TASK TO COMPLETE -> Include the line containing "import seaborn as sns" and all lines before it, repeated exactly from the listing below, without pictures.
──────────
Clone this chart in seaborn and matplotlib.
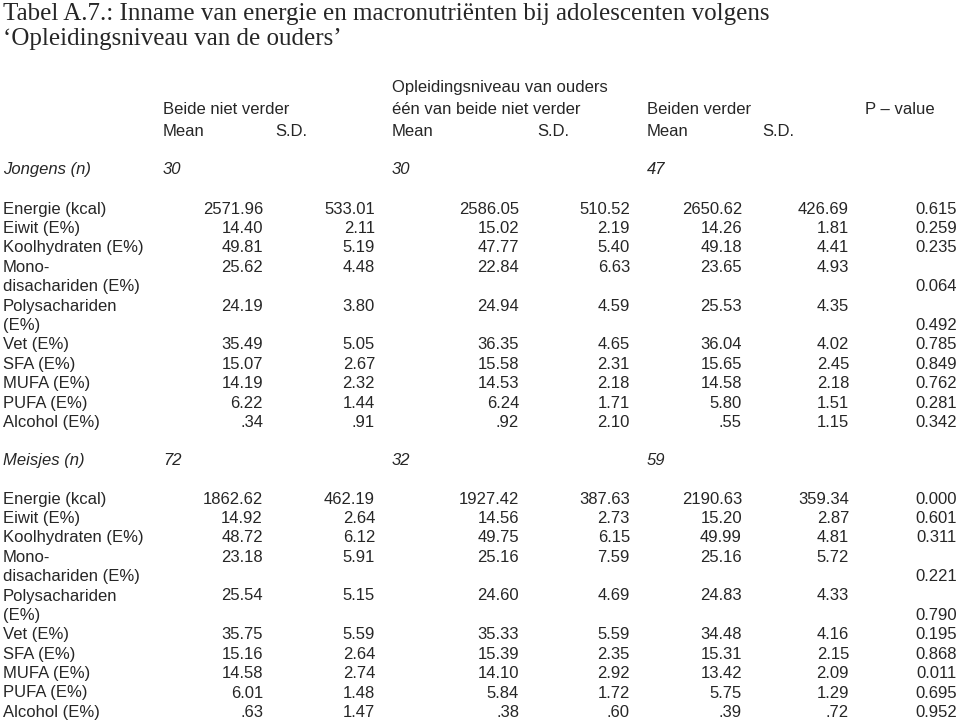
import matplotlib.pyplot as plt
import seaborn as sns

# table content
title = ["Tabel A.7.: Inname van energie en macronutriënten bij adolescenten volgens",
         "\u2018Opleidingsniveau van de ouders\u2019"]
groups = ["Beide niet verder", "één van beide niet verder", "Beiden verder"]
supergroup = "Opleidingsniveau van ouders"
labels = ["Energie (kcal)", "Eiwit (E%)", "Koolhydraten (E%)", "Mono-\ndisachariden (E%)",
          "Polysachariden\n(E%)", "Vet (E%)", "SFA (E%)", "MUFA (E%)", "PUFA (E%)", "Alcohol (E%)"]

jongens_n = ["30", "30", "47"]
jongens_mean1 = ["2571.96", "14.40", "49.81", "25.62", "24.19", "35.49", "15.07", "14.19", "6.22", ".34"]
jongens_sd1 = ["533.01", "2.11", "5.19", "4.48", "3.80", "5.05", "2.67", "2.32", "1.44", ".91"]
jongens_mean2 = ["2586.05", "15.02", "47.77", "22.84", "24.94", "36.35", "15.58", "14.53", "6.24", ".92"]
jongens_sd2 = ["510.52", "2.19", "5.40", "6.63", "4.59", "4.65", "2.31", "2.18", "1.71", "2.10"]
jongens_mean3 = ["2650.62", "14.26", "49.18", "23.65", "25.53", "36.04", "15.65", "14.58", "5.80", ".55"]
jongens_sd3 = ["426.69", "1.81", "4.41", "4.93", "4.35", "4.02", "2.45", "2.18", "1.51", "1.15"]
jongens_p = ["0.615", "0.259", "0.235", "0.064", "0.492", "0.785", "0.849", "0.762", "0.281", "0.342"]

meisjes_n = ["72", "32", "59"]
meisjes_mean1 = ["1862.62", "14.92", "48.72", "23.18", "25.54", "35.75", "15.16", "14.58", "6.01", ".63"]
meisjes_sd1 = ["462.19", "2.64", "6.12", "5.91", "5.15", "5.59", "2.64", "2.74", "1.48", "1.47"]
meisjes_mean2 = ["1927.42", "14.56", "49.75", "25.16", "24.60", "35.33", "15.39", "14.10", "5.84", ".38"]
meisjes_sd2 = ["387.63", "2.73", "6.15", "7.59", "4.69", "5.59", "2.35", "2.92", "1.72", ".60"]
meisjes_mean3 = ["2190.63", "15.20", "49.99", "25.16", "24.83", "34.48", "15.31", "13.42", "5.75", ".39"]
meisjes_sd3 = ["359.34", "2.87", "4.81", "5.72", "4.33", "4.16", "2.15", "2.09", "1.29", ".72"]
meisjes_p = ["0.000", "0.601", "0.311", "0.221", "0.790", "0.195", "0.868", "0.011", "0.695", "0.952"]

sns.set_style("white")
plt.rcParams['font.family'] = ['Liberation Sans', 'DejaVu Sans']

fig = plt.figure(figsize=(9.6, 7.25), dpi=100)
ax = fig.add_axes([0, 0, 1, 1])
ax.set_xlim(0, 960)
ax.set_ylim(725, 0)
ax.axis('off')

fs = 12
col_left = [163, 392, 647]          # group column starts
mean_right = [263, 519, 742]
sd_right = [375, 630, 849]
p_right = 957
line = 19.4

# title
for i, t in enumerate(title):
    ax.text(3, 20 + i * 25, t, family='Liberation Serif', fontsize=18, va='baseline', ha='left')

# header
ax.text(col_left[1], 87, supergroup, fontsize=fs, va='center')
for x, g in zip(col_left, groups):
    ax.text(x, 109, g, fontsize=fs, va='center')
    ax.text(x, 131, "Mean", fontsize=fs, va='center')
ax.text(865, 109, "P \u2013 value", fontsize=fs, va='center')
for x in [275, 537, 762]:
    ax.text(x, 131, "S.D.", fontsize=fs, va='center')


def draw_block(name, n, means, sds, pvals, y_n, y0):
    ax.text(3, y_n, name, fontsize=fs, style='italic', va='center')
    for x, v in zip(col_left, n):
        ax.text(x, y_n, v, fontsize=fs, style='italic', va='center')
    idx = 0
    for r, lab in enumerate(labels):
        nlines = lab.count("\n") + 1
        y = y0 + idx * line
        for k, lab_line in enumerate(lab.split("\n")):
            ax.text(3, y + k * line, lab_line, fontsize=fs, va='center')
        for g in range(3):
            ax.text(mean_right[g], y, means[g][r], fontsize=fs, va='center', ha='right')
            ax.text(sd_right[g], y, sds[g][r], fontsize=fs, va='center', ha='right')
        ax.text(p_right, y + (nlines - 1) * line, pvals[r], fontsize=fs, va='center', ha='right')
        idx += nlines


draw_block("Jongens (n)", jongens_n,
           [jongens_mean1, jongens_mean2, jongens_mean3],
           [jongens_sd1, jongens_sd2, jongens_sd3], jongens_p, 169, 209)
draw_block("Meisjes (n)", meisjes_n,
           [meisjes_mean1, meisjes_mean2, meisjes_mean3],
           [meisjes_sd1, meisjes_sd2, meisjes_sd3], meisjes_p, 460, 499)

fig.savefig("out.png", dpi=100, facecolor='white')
──────────
WRITTEN ANSWER ->
Clone this chart in seaborn and matplotlib.
import matplotlib.pyplot as plt
import seaborn as sns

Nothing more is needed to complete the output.